**Aim of the task:** Reproduce the listing word for word. Skip any image.

# # # # #

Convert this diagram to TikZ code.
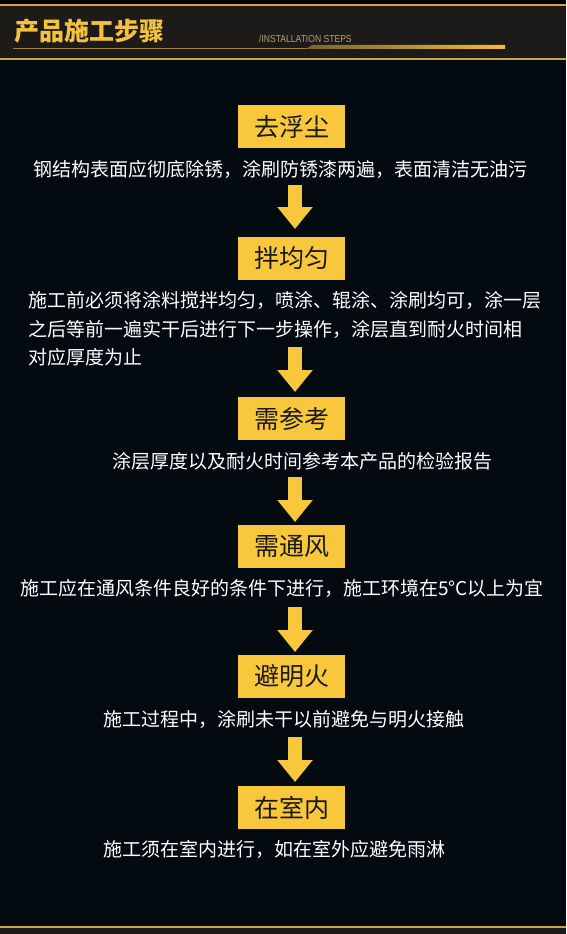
\documentclass[tikz,border=0pt]{standalone}
\usepackage{fontspec}
\setmainfont{Noto Sans CJK SC}
\newfontfamily\latinfont{Liberation Sans}
\usetikzlibrary{arrows.meta}
\definecolor{bgc}{HTML}{030A10}
\definecolor{hdrc}{HTML}{1C1B1A}
\definecolor{goldc}{HTML}{C9A548}
\definecolor{titlec}{HTML}{F4C23F}
\definecolor{boxc}{HTML}{F9C73C}
\definecolor{subc}{HTML}{B9A170}
\tikzset{
  stepbox/.style={fill=boxc, minimum width=107pt, minimum height=43pt, inner sep=0pt,
    font=\fontsize{25}{25}\selectfont, text=black!90},
  desc/.style={text=white, inner sep=0pt, font=\fontsize{19}{19}\selectfont},
  fatarrow/.style={draw=boxc, line width=14pt, line cap=butt,
    -{Triangle[width=34pt, length=22pt, fill=boxc]}}
}
\begin{document}
\begin{tikzpicture}[x=1pt,y=-1pt]
\useasboundingbox (0,0) rectangle (566,934);
% backgrounds
\fill[bgc] (0,0) rectangle (566,934);
\fill[black] (0,0) rectangle (566,5);
\fill[hdrc] (0,5) rectangle (566,59);
\fill[hdrc] (0,927) rectangle (566,934);
\draw[goldc, line width=1.5pt] (0,5) -- (566,5);
\draw[goldc, line width=1.5pt] (0,59) -- (566,59);
\draw[goldc, line width=2pt] (0,927) -- (566,927);
% header
\node[anchor=west, inner sep=0pt, text=titlec, font=\fontsize{25}{25}\selectfont\bfseries] (title) at (14,31) {产品施工步骤};
\node[anchor=west, inner sep=0pt, text=subc, font=\latinfont\fontsize{10.2}{10.2}\selectfont, xscale=0.84] (sub) at (259,38.5) {/INSTALLATION STEPS};
\draw[goldc!80!black, line width=0.9pt] (13,48.5) -- (310,48.5);
\shade[left color=goldc!60!black, middle color=titlec, right color=titlec!90!orange] (306,49) -- (312,45) -- (505,45) -- (505,49) -- cycle;
% steps
\node[stepbox] (b1) at (291.5,126.5) {去浮尘};
\node[desc, anchor=west] (t1) at (33,169) {钢结构表面应彻底除锈，涂刷防锈漆两遍，表面清洁无油污};
\coordinate (a1s) at (295,185);
\coordinate (a1e) at (295,229);
\draw[fatarrow] (a1s) -- (a1e);

\node[stepbox] (b2) at (291.5,258.5) {拌均匀};
\node[desc, anchor=west] (p1) at (28,300) {施工前必须将涂料搅拌均匀，喷涂、辊涂、涂刷均可，涂一层};
\node[desc, anchor=west] (p2) at (28,329) {之后等前一遍实干后进行下一步操作，涂层直到耐火时间相};
\node[desc, anchor=west] (p3) at (28,357) {对应厚度为止};
\coordinate (a2s) at (295,347);
\coordinate (a2e) at (295,392);
\draw[fatarrow] (a2s) -- (a2e);

\node[stepbox] (b3) at (291.5,418.5) {需参考};
\node[desc, anchor=west] (t3) at (112,461) {涂层厚度以及耐火时间参考本产品的检验报告};
\coordinate (a3s) at (295,477);
\coordinate (a3e) at (295,522);
\draw[fatarrow] (a3s) -- (a3e);

\node[stepbox] (b4) at (291.5,546.5) {需通风};
\node[desc, anchor=west] (t4) at (20,588) {施工应在通风条件良好的条件下进行，施工环境在5°C以上为宜};
\coordinate (a4s) at (295,607);
\coordinate (a4e) at (295,652);
\draw[fatarrow] (a4s) -- (a4e);

\node[stepbox] (b5) at (291.5,676.5) {避明火};
\node[desc, anchor=west] (t5) at (103,719) {施工过程中，涂刷未干以前避免与明火接触};
\coordinate (a5s) at (295,737);
\coordinate (a5e) at (295,782);
\draw[fatarrow] (a5s) -- (a5e);

\node[stepbox] (b6) at (291.5,807.5) {在室内};
\node[desc, anchor=west] (t6) at (103,849) {施工须在室内进行，如在室外应避免雨淋};
\end{tikzpicture}
\end{document}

# # # # #

**Correct answer:**
Convert this diagram to TikZ code.
\documentclass[tikz,border=0pt]{standalone}
\usepackage{fontspec}
\setmainfont{Noto Sans CJK SC}
\newfontfamily\latinfont{Liberation Sans}
\usetikzlibrary{arrows.meta}
\definecolor{bgc}{HTML}{030A10}
\definecolor{hdrc}{HTML}{1C1B1A}
\definecolor{goldc}{HTML}{C9A548}
\definecolor{titlec}{HTML}{F4C23F}
\definecolor{boxc}{HTML}{F9C73C}
\definecolor{subc}{HTML}{B9A170}
\tikzset{
  stepbox/.style={fill=boxc, minimum width=107pt, minimum height=43pt, inner sep=0pt,
    font=\fontsize{25}{25}\selectfont, text=black!90},
  desc/.style={text=white, inner sep=0pt, font=\fontsize{19}{19}\selectfont},
  fatarrow/.style={draw=boxc, line width=14pt, line cap=butt,
    -{Triangle[width=34pt, length=22pt, fill=boxc]}}
}
\begin{document}
\begin{tikzpicture}[x=1pt,y=-1pt]
\useasboundingbox (0,0) rectangle (566,934);
% backgrounds
\fill[bgc] (0,0) rectangle (566,934);
\fill[black] (0,0) rectangle (566,5);
\fill[hdrc] (0,5) rectangle (566,59);
\fill[hdrc] (0,927) rectangle (566,934);
\draw[goldc, line width=1.5pt] (0,5) -- (566,5);
\draw[goldc, line width=1.5pt] (0,59) -- (566,59);
\draw[goldc, line width=2pt] (0,927) -- (566,927);
% header
\node[anchor=west, inner sep=0pt, text=titlec, font=\fontsize{25}{25}\selectfont\bfseries] (title) at (14,31) {产品施工步骤};
\node[anchor=west, inner sep=0pt, text=subc, font=\latinfont\fontsize{10.2}{10.2}\selectfont, xscale=0.84] (sub) at (259,38.5) {/INSTALLATION STEPS};
\draw[goldc!80!black, line width=0.9pt] (13,48.5) -- (310,48.5);
\shade[left color=goldc!60!black, middle color=titlec, right color=titlec!90!orange] (306,49) -- (312,45) -- (505,45) -- (505,49) -- cycle;
% steps
\node[stepbox] (b1) at (291.5,126.5) {去浮尘};
\node[desc, anchor=west] (t1) at (33,169) {钢结构表面应彻底除锈，涂刷防锈漆两遍，表面清洁无油污};
\coordinate (a1s) at (295,185);
\coordinate (a1e) at (295,229);
\draw[fatarrow] (a1s) -- (a1e);

\node[stepbox] (b2) at (291.5,258.5) {拌均匀};
\node[desc, anchor=west] (p1) at (28,300) {施工前必须将涂料搅拌均匀，喷涂、辊涂、涂刷均可，涂一层};
\node[desc, anchor=west] (p2) at (28,329) {之后等前一遍实干后进行下一步操作，涂层直到耐火时间相};
\node[desc, anchor=west] (p3) at (28,357) {对应厚度为止};
\coordinate (a2s) at (295,347);
\coordinate (a2e) at (295,392);
\draw[fatarrow] (a2s) -- (a2e);

\node[stepbox] (b3) at (291.5,418.5) {需参考};
\node[desc, anchor=west] (t3) at (112,461) {涂层厚度以及耐火时间参考本产品的检验报告};
\coordinate (a3s) at (295,477);
\coordinate (a3e) at (295,522);
\draw[fatarrow] (a3s) -- (a3e);

\node[stepbox] (b4) at (291.5,546.5) {需通风};
\node[desc, anchor=west] (t4) at (20,588) {施工应在通风条件良好的条件下进行，施工环境在5°C以上为宜};
\coordinate (a4s) at (295,607);
\coordinate (a4e) at (295,652);
\draw[fatarrow] (a4s) -- (a4e);

\node[stepbox] (b5) at (291.5,676.5) {避明火};
\node[desc, anchor=west] (t5) at (103,719) {施工过程中，涂刷未干以前避免与明火接触};
\coordinate (a5s) at (295,737);
\coordinate (a5e) at (295,782);
\draw[fatarrow] (a5s) -- (a5e);

\node[stepbox] (b6) at (291.5,807.5) {在室内};
\node[desc, anchor=west] (t6) at (103,849) {施工须在室内进行，如在室外应避免雨淋};
\end{tikzpicture}
\end{document}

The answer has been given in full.